The sentient beings I live with every day include the people who own the place, the staff, members, guests, interlopers, a herd of 10 deer, skunks, impertinent racoons, lots of bees and flies, and our resident wild cat, who ever assures us that this is her home and beware those who doubt it. She has been seen to eat cats for dessert in the drive way. God only knows whom she ate for an entree?

Indeed, after I landed they put me to work immediately washing dishes-lots of them. I have washed more dishes in the last 3 weeks than in the last 3 years. I like to think I'm getting better at it.  It's my Zen practice. Washing dishes does its best to keep me humble.

And yet,  from a spiritual perspective this "resort" is a veritable paradise.
The system is in need of lots of TLC, especially the people, both those who opt to wear clothes (most of the workers) and those who do not (members and guests). 

Since I've arrived at the realization that the "pearl of great price," as Jeshua called it, is being of service, I can say that I've landed in a veritable paradise. 

My ongoing blog about these adventures will reveal the many stories, characters, plot twists and creative opportunities that we encounter. I have a book's worth of surprises and conundrums already.

Much of the personnel is, shall we say, less than highly evolved (me, for instance, but far be it for me to judge). So, we've been given an opportunity to be part of the healing and evolution of this "Naturist" community. 

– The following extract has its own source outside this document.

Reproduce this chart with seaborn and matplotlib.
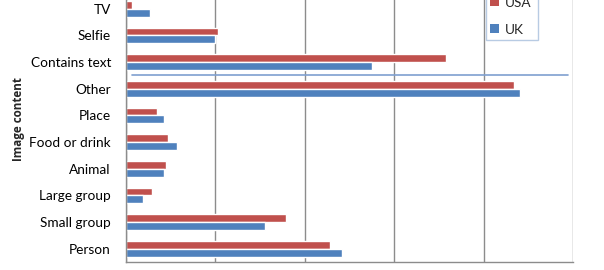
import matplotlib
matplotlib.use("Agg")
import matplotlib.pyplot as plt
import seaborn as sns
import pandas as pd
from matplotlib.patches import Patch

categories = ["TV", "Selfie", "Contains text", "Other", "Place", "Food or drink",
              "Animal", "Large group", "Small group", "Person"]
usa = [0.7, 10.3, 35.8, 43.4, 3.55, 4.8, 4.5, 3.0, 17.9, 22.8]
uk = [2.7, 10.0, 27.5, 44.0, 4.3, 5.7, 4.35, 2.0, 15.6, 24.2]
series = ["USA", "UK"]
colors = ["#C0504D", "#4F81BD"]
xticks = [0, 10, 20, 30, 40, 50]

df = pd.DataFrame({
    "Image content": categories * 2,
    "value": usa + uk,
    "Country": ["USA"] * len(categories) + ["UK"] * len(categories),
})

sns.set_style("white")
plt.rcParams["font.family"] = ["Lato", "DejaVu Sans"]

fig = plt.figure(figsize=(6.04, 2.70), dpi=100)
ax = fig.add_axes([125.5 / 604, 8 / 270, 447.8 / 604, 266.5 / 270])

sns.barplot(data=df, y="Image content", x="value", hue="Country",
            order=categories, hue_order=series, palette=colors,
            orient="h", width=0.59, ax=ax, legend=False, saturation=1)

ax.set_xlim(0, 50)
ax.set_ylim(len(categories) - 0.5, -0.5)
ax.set_xticks(xticks)
ax.tick_params(axis="x", length=4, color="#8C8C8C", labelbottom=False, direction="out")
ax.grid(axis="x", color="#8C8C8C", linewidth=1.0)
ax.set_axisbelow(True)
ax.set_xlabel("")

ax.set_yticks(range(len(categories)))
ax.set_yticklabels(categories, fontsize=9.8, color="black")
ax.tick_params(axis="y", which="major", length=0, pad=10.5)
ax.set_yticks([i - 0.5 for i in range(len(categories) + 1)], minor=True)
ax.tick_params(axis="y", which="minor", length=5, color="#8C8C8C", direction="out")

for s in ["top", "right"]:
    ax.spines[s].set_visible(False)
for s in ["left", "bottom"]:
    ax.spines[s].set_color("#8C8C8C")
    ax.spines[s].set_linewidth(1.0)

ax.set_ylabel("Image content", fontsize=8.4, fontweight="bold",
              family=["Open Sans", "DejaVu Sans"])
ax.yaxis.set_label_coords(-0.2244, 0.537)

# stray separator line drawn on the original chart
ax.axhline(2.5, xmin=0.014, xmax=0.9875, color="#7FA0D0", linewidth=1.2)

handles = [Patch(facecolor=c, edgecolor="none") for c in colors]
leg = fig.legend(handles, series, loc="lower left",
                 bbox_to_anchor=(485.7 / 604, 230 / 270, 52 / 604, 0.3),
                 mode="expand", frameon=True, fontsize=9.8,
                 handlelength=0.65, handleheight=0.65, handletextpad=0.45,
                 labelspacing=1.1, borderpad=0.33, borderaxespad=0,
                 fancybox=False)
leg.get_frame().set_edgecolor("#A7BEDD")
leg.get_frame().set_linewidth(1.0)

fig.savefig("out.png", dpi=100)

Oh, BTW, If you haven't figured it out by now, we're living at what used to be called a "Nudist Colony." but which now prefers to think of itself as a "clothing optional resort."

I'll stop for now and let this sink in and give you time to imagine what it must be like living in a "clothing optional community," and as I've been sitting in a coffee shop writing this-a place where clothing is not optional- for most of the morning, I feel a strong need to get naked.

So I'm going to my new clothing optional home and find some place on its 180 acres of wooded land to....... exercise my option.